Perhaps coincidently, the NACDS Total Store Expo event, scheduled for August 22 to August 25 in Denver, unofficially signals the end of the second third of this mass retailing year. So, with the end of the year’s first trimester, it’s perhaps time to review the year to date.
In one sense, not much of import has happened. In another sense, much has happened. The major news has been made by the nation’s largest mass retailers — Walgreens, CVS, Rite Aid, Walmart, Target, Safeway, Albertsons and so forth. Partly this is a result of their size. Walgreens’ announcement, made earlier this month, to the effect that the retailer plans to close some 200 stores, made national business headlines. Similar CVS pronouncements also grab the attention of the national business press, as do unfolding agendas that emanate from Bentonville, Ark., or Minneapolis.

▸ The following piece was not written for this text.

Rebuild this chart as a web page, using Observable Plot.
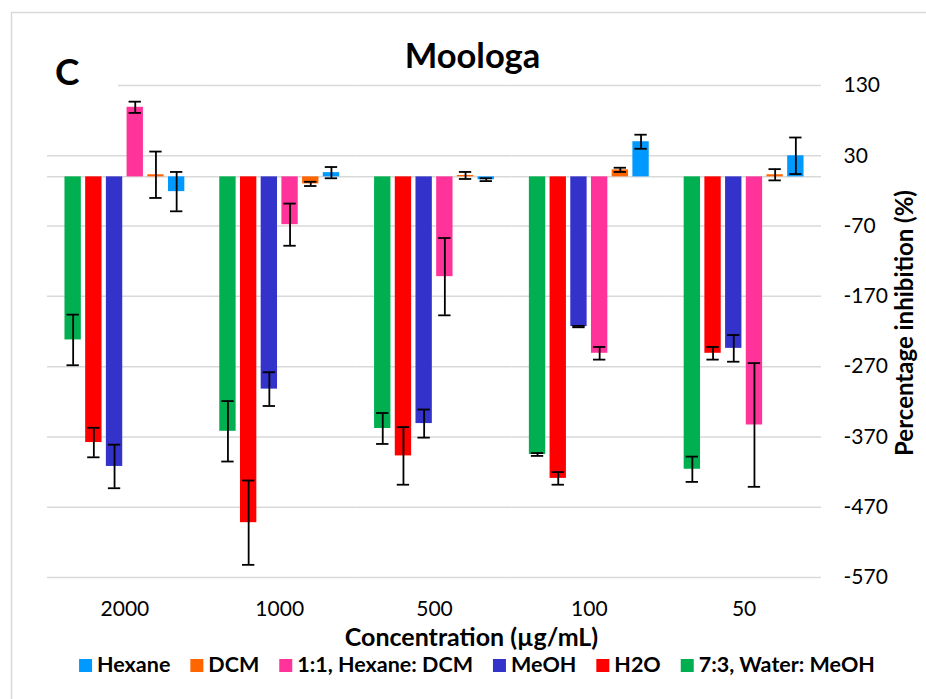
<!DOCTYPE html>
<html>
<head>
<meta charset="utf-8">
<script src="https://cdn.jsdelivr.net/npm/d3@7"></script>
<script src="https://cdn.jsdelivr.net/npm/@observablehq/plot@0.6"></script>
<style>
html, body { margin: 0; padding: 0; background: #fff; overflow: hidden; }
#wrap { position: relative; width: 926px; height: 699px; }
#wrap svg { position: absolute; left: 0; top: 0; }
</style>
</head>
<body>
<div id="wrap"></div>
<script>
// ---- data ----
const concentrations = ["2000", "1000", "500", "100", "50"];
const series = ["7:3, Water: MeOH", "H2O", "MeOH", "1:1, Hexane: DCM", "DCM", "Hexane"];
const seriesColors = ["#00b050", "#ff0000", "#3333cc", "#ff3399", "#ff6600", "#0099ff"];
const legendOrder = ["Hexane", "DCM", "1:1, Hexane: DCM", "MeOH", "H2O", "7:3, Water: MeOH"];

const waterMeoh    = [-232, -362, -358, -395, -416];
const waterMeohErr = [36, 43, 22, 2, 18];
const h2o          = [-378, -492, -397, -429, -251];
const h2oErr       = [21, 60, 41, 9, 9];
const meoh         = [-412, -302, -351, -213, -244];
const meohErr      = [31, 24, 20, 1, 19];
const hexDcm       = [99, -68, -142, -251, -353];
const hexDcmErr    = [8, 30, 55, 9, 88];
const dcm          = [3, -10, 2, 10, 3];
const dcmErr       = [33, 3, 5, 3, 8];
const hexane       = [-21, 6, -4, 50, 30];
const hexaneErr    = [28, 8, 2, 10, 26];

const yTicks = [130, 30, -70, -170, -270, -370, -470, -570];

const title = "Moologa";
const panelLetter = "C";
const xTitle = "Concentration (µg/mL)";
const yTitle = "Percentage inhibition (%)";

// ---- table ----
const seriesValues = [waterMeoh, h2o, meoh, hexDcm, dcm, hexane];
const seriesErrors = [waterMeohErr, h2oErr, meohErr, hexDcmErr, dcmErr, hexaneErr];
const rows = [];
series.forEach((s, i) => concentrations.forEach((c, j) => {
  rows.push({series: s, conc: c, value: seriesValues[i][j], err: seriesErrors[i][j]});
}));

const FONT = "Lato, 'Open Sans', sans-serif";
const W = 926, H = 699;

const chart = Plot.plot({
  width: W, height: H,
  marginLeft: 47, marginRight: 105, marginTop: 85, marginBottom: 122,
  style: {fontFamily: FONT, fontSize: "21px", color: "#000", background: "transparent", overflow: "visible"},
  fx: {domain: concentrations, padding: 0, round: false, axis: "bottom", label: null, tickSize: 0, tickPadding: 24},
  x: {domain: series, paddingInner: 0.21, paddingOuter: 0.844, round: false, axis: null},
  y: {domain: [-570, 130], ticks: yTicks, axis: "right", label: null, tickSize: 0, tickPadding: 22, tickFormat: d => String(d)},
  color: {domain: series, range: seriesColors},
  marks: [
    Plot.gridY(yTicks, {stroke: "#d9d9d9", strokeOpacity: 1, strokeWidth: 1.5}),
    Plot.ruleY([0], {stroke: "#d9d9d9", strokeWidth: 1.5}),
    Plot.barY(rows, {fx: "conc", x: "series", y: "value", fill: "series"}),
    Plot.ruleX(rows, {fx: "conc", x: "series", y1: d => d.value - d.err, y2: d => d.value + d.err, stroke: "#000", strokeWidth: 1.8}),
    Plot.tickY(rows, {fx: "conc", x: "series", y: d => d.value - d.err, stroke: "#000", strokeWidth: 1.8, inset: 2}),
    Plot.tickY(rows, {fx: "conc", x: "series", y: d => d.value + d.err, stroke: "#000", strokeWidth: 1.8, inset: 2})
  ]
});

const wrap = document.getElementById("wrap");
wrap.appendChild(chart);

// ---- overlay: frame, titles, legend ----
const colorOf = new Map(series.map((s, i) => [s, seriesColors[i]]));
const ov = d3.select(wrap).append("svg")
  .attr("width", W).attr("height", H)
  .style("font-family", FONT);

ov.append("rect").attr("x", 11.5).attr("y", 12.5).attr("width", 1000).attr("height", 1000)
  .attr("fill", "none").attr("stroke", "#d9d9d9").attr("stroke-width", 1.5);

// text box behind the panel letter hides the start of the top gridline
ov.append("rect").attr("x", 40).attr("y", 40).attr("width", 78).attr("height", 55).attr("fill", "#fff");
ov.append("text").attr("x", 55).attr("y", 85).attr("font-size", 37).attr("font-weight", 700)
  .attr("fill", "#000").text(panelLetter);

ov.append("text").attr("x", 472.5).attr("y", 68).attr("text-anchor", "middle")
  .attr("font-size", 34.5).attr("font-weight", 700).attr("fill", "#000").text(title);

ov.append("text").attr("x", 471.5).attr("y", 646).attr("text-anchor", "middle")
  .attr("font-size", 25).attr("font-weight", 700).attr("fill", "#000").text(xTitle);

ov.append("text").attr("transform", "translate(913,323) rotate(-90)").attr("text-anchor", "middle")
  .attr("font-size", 24).attr("font-weight", 700).attr("fill", "#000").text(yTitle);

// legend
const lg = ov.append("g");
let cx = 0;
const sw = 13, swGap = 5, itemGap = 20;
legendOrder.forEach((name, i) => {
  const g = lg.append("g").attr("transform", `translate(${cx},0)`);
  g.append("rect").attr("x", 0).attr("y", 659).attr("width", sw).attr("height", sw).attr("fill", colorOf.get(name));
  const t = g.append("text").attr("x", sw + swGap).attr("y", 672).attr("font-size", 21.5)
    .attr("font-weight", 700).attr("fill", "#000").text(name);
  const tw = t.node().getComputedTextLength();
  cx += sw + swGap + tw + (i < legendOrder.length - 1 ? itemGap : 0);
});
lg.attr("transform", `translate(${477 - cx / 2},0)`);
</script>
</body>
</html>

That the major mass retailers make news is no longer news — in itself. Target’s opening of two Target Express stores in the San Francisco Bay Area was significant for the fact that Target opened these stores, not for the stores themselves. CVS’ recent personnel realignment made news primarily because the announcement came from CVS; otherwise, it was not particularly noteworthy.
So, viewed merely as news, mass retailing made very little newsworthy news during the year’s first four months. Below the surface, however, much has been happening, especially if viewed through a long lens. For this short period of time was characterized by dramatic personnel and strategy shifts of the kind that promise to influence retailing profoundly in the years to come.
Though it’s difficult — and unfair — to pinpoint one particular change as key, one must first focus on the shift in top-level management at Walgreens, a retailer not generally known for seismic top-management realignments. In no particular order, Walgreens’ chief executive abruptly retired, an executive from the Alliance Boots retailer/wholesaler was appointed to a senior executive position at Walgreens, and a woman who had been running the Claire’s accessories retailer was named the company’s chief merchant.
In other words, the nation’s largest drug store retailer completely realigned its senior management ranks before the new year really got started.
The changes at CVS, while not as dramatic, were equally mind numbing. Specifically, Helena Foulkes, named president of the CVS drug store unit last year, began exerting her considerable influence on those drug stores late last year, one which is effectively repositioning the retailer by speeding decision making, simplifying the organization and raising legitimate questions about the way CVS, or indeed any drug chain, had become accustomed to running its business.
One has only to look at the drug chain’s decision to stop selling tobacco, and the hugely positive impact that decision has had on CVS’ business, to recognize that no one way of approaching business is necessarily the only way — or the right way.
Not to belabor these changes, but new management has favorably impacted the mass retail business. Rite Aid’s relatively new management has succeeded in reversing that drug chain’s fortunes. Walmart’s new chief executive has refocused that retailer’s energies, efforts and priorities. Target’s new CEO has steadied that ship and returned its focus to the merchandising and selling of consumables and commodities. In the grocery business, the coming together of Safeway and Albertsons has created the second-largest supermarket retailer in the U.S., and the decision to appoint longtime retail executive Bob Miller to head up the joint company promises strongly positive results, as anyone familiar with Miller’s retailing career can attest.
Other changes, while not as staggering, are nonetheless noteworthy. Take, for example, the selection of Mike Bloom, formerly of CVS and Family Dollar, as president of Fred’s Inc. and his subsequent appointment of former Walgreens executive Brian Pugh as chief merchant. While neither of these assignments will automatically return Fred’s to a competitive posture, they amount, even at this stage, to a new lease on life for a company that time and competition had bypassed.
Then there’s the Family Dollar-Dollar Tree tie-up. While too early to assess with any degree of accuracy, it’s certain even now that this alliance will help both “dollar” retailers.
These and other changes thus far in 2015, and more that are certain to come, cannot help but prompt any industry people who believe that nothing much has changed to reorient their thinking — and reevaluate their judgment.